Radical transformation of children's homes in Hampshire

Thursday, 15 May 2014

Children's homes in Hampshire are set for a radical, twenty first century transformation, if innovative plans for their re-development are agreed.

Hampshire County Council's Executive Lead Member for Children's Services, Cllr Keith Mans, will be considering proposals for a complete overhaul of residential provision on 20 May.

If agreed, the decision will lead to building some new family-sized homes and redeveloping others.

The plans will provide a total of eight houses to accommodate 33 of the 1,130 children in the County Council's care. Each house will be home to four children and include accommodation for the staff looking after them.

Hampshire County Council aims to establish a standard of care that is on a par with that experienced in a family home, with good parenting from experienced and trained staff providing a stable environment. The quality of accommodation is critical to this.

Currently there are six children's homes with five or six bedrooms that are considered to be either too large and lacking the right sort of homely environment for children or, for other reasons, are no longer up to standard for residential child care. Additionally some homes are in a less than ideal location, being isolated from local services and amenities and hampering contact with friends and family.

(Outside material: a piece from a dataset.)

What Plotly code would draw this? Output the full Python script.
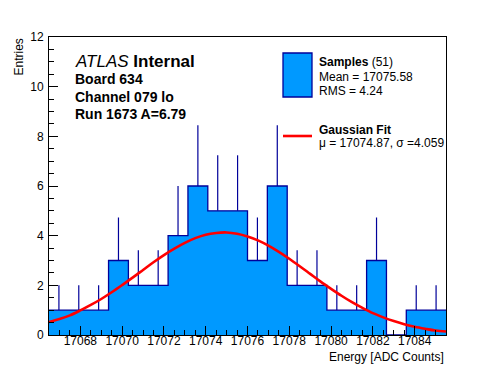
import numpy as np
import plotly.graph_objects as go

# ---- data ----
bin_low = 17066.5
bin_high = 17085.5
counts = [1, 1, 1, 3, 2, 2, 4, 6, 5, 5, 3, 6, 2, 2, 1, 1, 3, 0, 1, 1]

fit_x = [17066.5, 17067, 17067.5, 17068, 17068.5, 17069, 17069.5, 17070, 17070.5,
         17071, 17071.5, 17072, 17072.5, 17073, 17073.5, 17074, 17074.5, 17075,
         17075.5, 17076, 17076.5, 17077, 17077.5, 17078, 17078.5, 17079, 17079.5,
         17080, 17080.5, 17081, 17081.5, 17082, 17082.5, 17083, 17083.5, 17084,
         17084.5, 17085, 17085.5]
fit_y = [0.52, 0.64, 0.79, 0.99, 1.21, 1.45, 1.72, 2.01, 2.31,
         2.62, 2.93, 3.22, 3.48, 3.71, 3.90, 4.04, 4.11, 4.13,
         4.08, 3.97, 3.81, 3.60, 3.35, 3.07, 2.77, 2.46, 2.15,
         1.86, 1.58, 1.32, 1.09, 0.88, 0.71, 0.56, 0.43, 0.33,
         0.25, 0.18, 0.14]

y_ticks = [0, 2, 4, 6, 8, 10, 12]
x_ticks = [17068, 17070, 17072, 17074, 17076, 17078, 17080, 17082, 17084]

info_lines = ["Board 634", "Channel 079 lo", "Run 1673 A=6.79"]

FILL = "#0099ff"
EDGE = "#00009a"
FONT = "Liberation Sans, Arial, Helvetica, sans-serif"

# ---- layout geometry (pixels) ----
W, H = 496, 372
ML, MR, MT, MB = 49, 50, 37, 37
PW, PH = W - ML - MR, H - MT - MB


def px(x):
    return (x - ML) / PW


def py(y):
    return 1 - (y - MT) / PH


n = len(counts)
edges = np.linspace(bin_low, bin_high, n + 1)
centers = (edges[:-1] + edges[1:]) / 2
cnt = np.array(counts, dtype=float)

fig = go.Figure()

# error bars (upper part, visible above the fill)
fig.add_trace(go.Scatter(
    x=centers, y=cnt, mode="markers",
    marker=dict(size=1, color="rgba(0,0,0,0)"),
    error_y=dict(type="data", symmetric=False, array=np.sqrt(cnt),
                 arrayminus=np.zeros(n), width=0, thickness=1.2, color=EDGE),
    hoverinfo="skip", showlegend=False))

# filled step histogram
fig.add_trace(go.Scatter(
    x=list(edges), y=list(cnt) + [cnt[-1]], mode="lines",
    line=dict(shape="hv", color=EDGE, width=1.3),
    fill="tozeroy", fillcolor=FILL, showlegend=False, hoverinfo="skip"))

# gaussian fit
fig.add_trace(go.Scatter(
    x=fit_x, y=fit_y, mode="lines", line=dict(color="#ff0000", width=2.6, shape="spline"),
    showlegend=False, hoverinfo="skip"))

axis_common = dict(
    showline=True, linecolor="black", linewidth=1, mirror=True,
    ticks="inside", tickcolor="black", ticklen=9, tickwidth=1,
    showgrid=False, zeroline=False, tickangle=0, tickformat="d",
    tickfont=dict(family=FONT, size=12, color="black"),
)

fig.update_xaxes(range=[bin_low, bin_high], tickvals=x_ticks,
                 minor=dict(ticks="inside", ticklen=5, dtick=0.5, tick0=bin_low,
                            tickcolor="black", showgrid=False),
                 ticklabelstandoff=-5,
                 **axis_common)
fig.update_yaxes(range=[0, 12], tickvals=y_ticks,
                 minor=dict(ticks="inside", ticklen=5, dtick=0.5, tick0=0,
                            tickcolor="black", showgrid=False),
                 ticklabelstandoff=2,
                 **axis_common)

ann = []
ann.append(dict(text="<i>ATLAS</i> <b>Internal</b>", x=px(73), y=py(61), xref="paper", yref="paper",
                xanchor="left", yanchor="middle", showarrow=False,
                font=dict(family=FONT, size=17, color="black")))
for i, t in enumerate(info_lines):
    ann.append(dict(text="<b>%s</b>" % t, x=px(73), y=py(79 + 17.5 * i), xref="paper", yref="paper",
                    xanchor="left", yanchor="middle", showarrow=False,
                    font=dict(family=FONT, size=14, color="black")))

leg = [("<b>Samples</b> (51)", 62), ("Mean = 17075.58", 77), ("RMS = 4.24", 91),
       ("<b>Gaussian Fit</b>", 130), ("\u03bc = 17074.87, \u03c3 =4.059", 142.5)]
for t, yy in leg:
    ann.append(dict(text=t, x=px(317), y=py(yy), xref="paper", yref="paper",
                    xanchor="left", yanchor="middle", showarrow=False,
                    font=dict(family=FONT, size=12, color="black")))

ann.append(dict(text="Entries", x=0, xshift=-31, y=1, xref="paper", yref="paper",
                textangle=-90, xanchor="center", yanchor="top", showarrow=False,
                font=dict(family=FONT, size=12, color="black")))
ann.append(dict(text="Energy [ADC Counts]", x=1, y=py(357), xref="paper", yref="paper",
                xanchor="right", yanchor="middle", showarrow=False,
                font=dict(family=FONT, size=12, color="black")))

shapes = [
    dict(type="rect", xref="paper", yref="paper", x0=px(283), x1=px(312), y0=py(97), y1=py(53),
         fillcolor=FILL, line=dict(color=EDGE, width=1.3)),
    dict(type="line", xref="paper", yref="paper", x0=px(283), x1=px(312), y0=py(136), y1=py(136),
         line=dict(color="#ff0000", width=2.6)),
]

fig.update_layout(
    width=W, height=H, margin=dict(l=ML, r=MR, t=MT, b=MB, autoexpand=False),
    paper_bgcolor="white", plot_bgcolor="white",
    annotations=ann, shapes=shapes, showlegend=False,
)

fig.write_html("out.html", config={"displayModeBar": False, "staticPlot": True},
               post_script="document.body.style.margin='0';document.body.style.padding='0';")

Of the existing homes it is suggested that three would be retained and substantially refurbished. The other three would be sold, with the money generated used for the refurbishments and building of five smaller, new homes. These would be in less isolated locations with good transport links, in walking distance of schools and easy access to leisure activities so that young people are able to develop their independence safely.

In drawing up the proposals, extensive consultation was undertaken involving both staff and children. As a result designs will take into account those features that the children identified as being important to them in a family home. These include such things as having a front door at the front of the house with a front garden and a fireplace.

Councillor Mans said: "Children in care are among the most vulnerable in any community and we regard their care as one of our most important responsibilities. The physical environment in which a child lives has a direct influence on their self esteem and confidence. I will want to be assured that the proposals, if implemented, will make a real difference and help to contribute to the children's emotional well-being and positive outcomes as they move on to independence. It will be important to ensure that the homes will be comfortable places to live and that the children will feel safe, secure and happy.

"The vast majority of children in care are well looked after by foster parents in family homes but there are a small minority of children whose needs are better met in children's homes. Our investment proposals were recently highlighted by Ofsted as evidence of the Council's commitment to residential care as a positive choice for these young people."